Spicy Shrimp Dumplings
(inspired by Szechwan Won Tons in Su-Huei Huang and Mu-Tsun Lee's 'Chinese Rice and Noodles')

*Note: this recipe makes an enormous quantity - approximately 12o dumplings, depending on the size of your wrappers. Extra cooked dumplings can be refrigerated for a few days, or frozen by placing them in a single layer on a baking sheet and freezing, then packing into air-tight freezer containers or baggies. I also imagine the recipe could be halved or even quartered without any problem, but I've written it here in its original form as that is how I made these. In addition, I'll add that if making the entire batch, it is quite nice to have a dumpling helper or two...

Ingredients:

2 packages square won-ton wrappers (approximately 120)
1 Lb. shrimp, shelled and deveined (I used frozen, which I thawed under cold running water and then drained)
1 1/2 tsp. salt
1 1/2 tsp. sugar
1 1/2 tsp. pepper
1 1/2 tsp. tamari sauce
2 scallions, whites only - chopped
1 Tb. dry white wine
1 Tb. sesame oil
2 eggs, beaten

For the Sauce:

6 Tb, tamari sauce
1 Tb. sugar
1 Tb. rice wine vinegar
2 cloves of garlic, minced
1 scallion, sliced
2 Tb. hot pepper sesame oil

To make the dumplings:

In the bowl of a food processor fitted with a metal blade, pulse the shrimp and scallions (white parts only) just until coarsely chopped and combined. Transfer to a medium bowl.
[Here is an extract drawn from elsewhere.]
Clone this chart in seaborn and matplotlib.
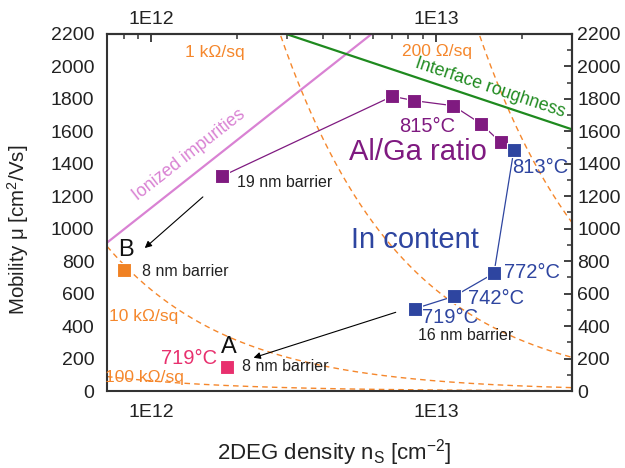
import numpy as np
import pandas as pd
import matplotlib
matplotlib.use("Agg")
import matplotlib.pyplot as plt
import seaborn as sns
from matplotlib.ticker import FixedLocator, FixedFormatter, LogLocator, NullFormatter, MultipleLocator

# ---------------- data ----------------
alga_ns = [1.78e12, 7.03e12, 8.41e12, 1.15e13, 1.44e13, 1.69e13]
alga_mu = [1325, 1816, 1789, 1758, 1647, 1532]

in_ns = [1.88e13, 1.60e13, 1.16e13, 8.43e12]
in_mu = [1487, 725, 584, 507]

b_ns = [8.0e11]
b_mu = [748]
a_ns = [1.85e12]
a_mu = [150]

ionized_ns = [7.0e11, 5.95e12]
ionized_mu = [914, 2200]
rough_ns = [2.98e12, 3.0e13]
rough_mu = [2200, 1613]

sheet_res = [1000, 200, 10000, 100000]   # Ohm/sq iso-resistance lines
q = 1.602e-19

xtick_vals = [1e12, 1e13]
xtick_labels = ["1E12", "1E13"]
ytick_vals = list(range(0, 2201, 200))

# ---------------- style ----------------
sns.set_style("white")
plt.rcParams['font.family'] = ['Liberation Sans', 'DejaVu Sans']
plt.rcParams['mathtext.fontset'] = 'custom'
plt.rcParams['mathtext.rm'] = 'Liberation Sans'
plt.rcParams['mathtext.it'] = 'Liberation Sans'

purple = '#7f1a80'
blue = '#2e45a0'
orange = '#f08122'
pink = '#e8306e'
orchid = '#d982d3'
green = '#1f8a1f'
dash_or = '#f5872c'
axcol = '#333333'
txt = '#222222'

fig = plt.figure(figsize=(6.25, 4.68), dpi=100)
ax = fig.add_axes([0.1712, 0.1645, 0.9147 - 0.1712, 0.9274 - 0.1645])
ax.set_xscale('log')
xmin, xmax = 7.0e11, 3.0e13
ax.set_xlim(xmin, xmax)
ax.set_ylim(0, 2200)

# iso-resistance lines
nn = np.logspace(np.log10(xmin), np.log10(xmax), 300)
for R in sheet_res:
    mu = 1.0 / (q * R * nn)
    ax.plot(nn, mu, color=dash_or, lw=1.0, ls=(0, (4, 3)), zorder=1)

# model lines
sns.lineplot(x=ionized_ns, y=ionized_mu, ax=ax, color=orchid, lw=1.6, zorder=2)
sns.lineplot(x=rough_ns, y=rough_mu, ax=ax, color=green, lw=1.6, zorder=2)

# data series
df_al = pd.DataFrame({'ns': alga_ns, 'mu': alga_mu})
df_in = pd.DataFrame({'ns': in_ns, 'mu': in_mu})
ax.plot(df_al.ns, df_al.mu, color=purple, lw=0.9, zorder=3)
ax.plot(df_in.ns, df_in.mu, color=blue, lw=0.9, zorder=3)
sns.scatterplot(data=df_al, x='ns', y='mu', ax=ax, marker='s', s=95, color=purple,
                edgecolor='white', linewidth=0.8, zorder=4)
sns.scatterplot(data=df_in, x='ns', y='mu', ax=ax, marker='s', s=95, color=blue,
                edgecolor='white', linewidth=0.8, zorder=4)
sns.scatterplot(x=b_ns, y=b_mu, ax=ax, marker='s', s=95, color=orange,
                edgecolor='white', linewidth=0.8, zorder=4)
sns.scatterplot(x=a_ns, y=a_mu, ax=ax, marker='s', s=95, color=pink,
                edgecolor='white', linewidth=0.8, zorder=4)

# arrows
ax.annotate('', xy=(9.5e11, 881), xytext=(1.52e12, 1196),
            arrowprops=dict(arrowstyle='-|>', color='black', lw=0.8,
                            mutation_scale=10, shrinkA=0, shrinkB=0))
ax.annotate('', xy=(2.29e12, 205), xytext=(7.23e12, 485),
            arrowprops=dict(arrowstyle='-|>', color='black', lw=0.8,
                            mutation_scale=10, shrinkA=0, shrinkB=0))

# texts
kw = dict(ha='center', va='center')
ax.text(1.68e12, 2083, '1 k\u03a9/sq', color=dash_or, fontsize=12.5, **kw)
ax.text(1.01e13, 2089, '200 \u03a9/sq', color=dash_or, fontsize=12.5, **kw)
ax.text(9.45e11, 462, '10 k\u03a9/sq', color=dash_or, fontsize=12.5, **kw)
ax.text(9.5e11, 86, '100 k\u03a9/sq', color=dash_or, fontsize=12.5, **kw)
ax.text(1.36e12, 1454, 'Ionized impurities', color=orchid, fontsize=12.8,
        rotation=38, rotation_mode='anchor', **kw)
ax.text(1.55e13, 1867, 'Interface roughness', color=green, fontsize=12.8,
        rotation=-18.5, rotation_mode='anchor', **kw)
ax.text(9.3e12, 1629, '815\u00b0C', color=purple, fontsize=14.5, **kw)
ax.text(8.66e12, 1473, 'Al/Ga ratio', color=purple, fontsize=21, **kw)
ax.text(8.45e12, 930, 'In content', color=blue, fontsize=21, **kw)
ax.text(2.33e13, 1380, '813\u00b0C', color=blue, fontsize=14.5, **kw)
ax.text(2.17e13, 733, '772\u00b0C', color=blue, fontsize=14.5, **kw)
ax.text(1.63e13, 573, '742\u00b0C', color=blue, fontsize=14.5, **kw)
ax.text(1.12e13, 450, '719\u00b0C', color=blue, fontsize=14.5, **kw)
ax.text(1.36e12, 201, '719\u00b0C', color=pink, fontsize=14.5, **kw)
ax.text(1.276e13, 339, '16 nm barrier', color=txt, fontsize=11.5, **kw)
ax.text(2.01e12, 1282, '19 nm barrier', color=txt, fontsize=11.5, ha='left', va='center')
ax.text(9.3e11, 735, '8 nm barrier', color=txt, fontsize=11.5, ha='left', va='center')
ax.text(2.09e12, 150, '8 nm barrier', color=txt, fontsize=11.5, ha='left', va='center')
ax.text(8.16e11, 869, 'B', color='#111111', fontsize=17, **kw)
ax.text(1.87e12, 273, 'A', color='#111111', fontsize=17, **kw)

# axes styling
for s in ax.spines.values():
    s.set_color(axcol)
    s.set_linewidth(1.5)

ax.xaxis.set_major_locator(FixedLocator(xtick_vals))
ax.xaxis.set_major_formatter(FixedFormatter(xtick_labels))
ax.xaxis.set_minor_locator(LogLocator(base=10, subs=np.arange(2, 10)))
ax.xaxis.set_minor_formatter(NullFormatter())
ax.yaxis.set_major_locator(FixedLocator(ytick_vals))
ax.yaxis.set_minor_locator(MultipleLocator(100))

lab = 14
ax.tick_params(which='major', direction='out', length=6, width=1.3, color=axcol,
               labelsize=lab, labelcolor=txt, pad=3)
ax.tick_params(which='minor', direction='out', length=3.5, width=1.1, color=axcol)

secx = ax.secondary_xaxis('top')
secx.xaxis.set_major_locator(FixedLocator(xtick_vals))
secx.xaxis.set_major_formatter(FixedFormatter(xtick_labels))
secx.xaxis.set_minor_locator(LogLocator(base=10, subs=np.arange(2, 10)))
secx.xaxis.set_minor_formatter(NullFormatter())
secx.tick_params(which='major', direction='in', length=6, width=1.3, color=axcol,
                 labelsize=lab, labelcolor=txt, pad=4)
secx.tick_params(which='minor', direction='in', length=3.5, width=1.1, color=axcol)
secx.spines['top'].set_color(axcol)
secx.spines['top'].set_linewidth(1.5)

secy = ax.secondary_yaxis('right')
secy.yaxis.set_major_locator(FixedLocator(ytick_vals))
secy.yaxis.set_minor_locator(MultipleLocator(100))
secy.tick_params(which='major', direction='in', length=6, width=1.3, color=axcol,
                 labelsize=lab, labelcolor=txt, pad=4)
secy.tick_params(which='minor', direction='in', length=3.5, width=1.1, color=axcol)
secy.spines['right'].set_color(axcol)
secy.spines['right'].set_linewidth(1.5)

ax.set_xlabel('2DEG density n$_\\mathregular{S}$ [cm$^{\\mathregular{-2}}$]', fontsize=16,
              color=txt)
ax.xaxis.set_label_coords(0.488, -0.13)
ax.set_ylabel('Mobility \u03bc [cm$^\\mathregular{2}$/Vs]', fontsize=14.8, color=txt)
ax.yaxis.set_label_coords(-0.163, 0.45)

fig.savefig('out.png', dpi=100)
To the shrimp mixture add the salt, sugar, pepper, tamari, wine, and sesame oil. Add in beaten eggs and stir gently to incorporate. Set aside.

Have ready a small bowl of water, the won-ton wrappers, and a large baking sheet lined with damp paper towels.

Begin making the dumplings by spooning a small amount (roughly 1 tsp.) of the shrimp filling into the center of a won-ton wrapper. Do not over-fill. Moisten the edges of the wrapper by dipping a finger in the bowl of water and running it along the wrapper's edges. Fold wrapper over mixture to form a triangle and press the edges together to seal, being careful not to push out any filling. Fold the won-ton over itself once more, and bring the left and right corners together, dampening one corner and pressing the other over it to seal (or fold and seal in your preferred method - there are numerous tutorials on the web). Place on the baking sheet lined with damp towels, and continue to fill and fold dumplings until all the filling has been used or you run out of wrappers.

Bring a large pot of water to boil and gently add dumplings in batches, being careful not to over-crowd the pot. Give the dumplings a gentle stir to prevent sticking and cook until they float to the top of the water and the filling is cooked through - about 3 minutes per batch.
Remove dumplings with a slotted spoon and transfer to a large plate.

Whisk together the sauce ingredients and serve with the hot dumplings.

I'm already thinking of making more.

4 comments:

Lucy said...

Fiddly, but worth it.

I don't think the quantity would be at all problematic. (I LOVE dumplings of any Asian variety and would have no problems wondering what to do with 120)It's often hard to make such things in smaller amounts anyway and the task made all the better if yours are willing assistants

Happy New Year, Chelsea!

chelsea said...

Too true. I would be all too happy to have a freezer full of dumplings to be had at the ready...

(and a Happy New Year to you, Lucy!)

Kari J said...

your photography is beautiful! And I want one of those dumplings (and sugar cookies right now)!

Chelsea said...

Thanks, Kari. It might be time to make some more of these dumplings already... They went fast!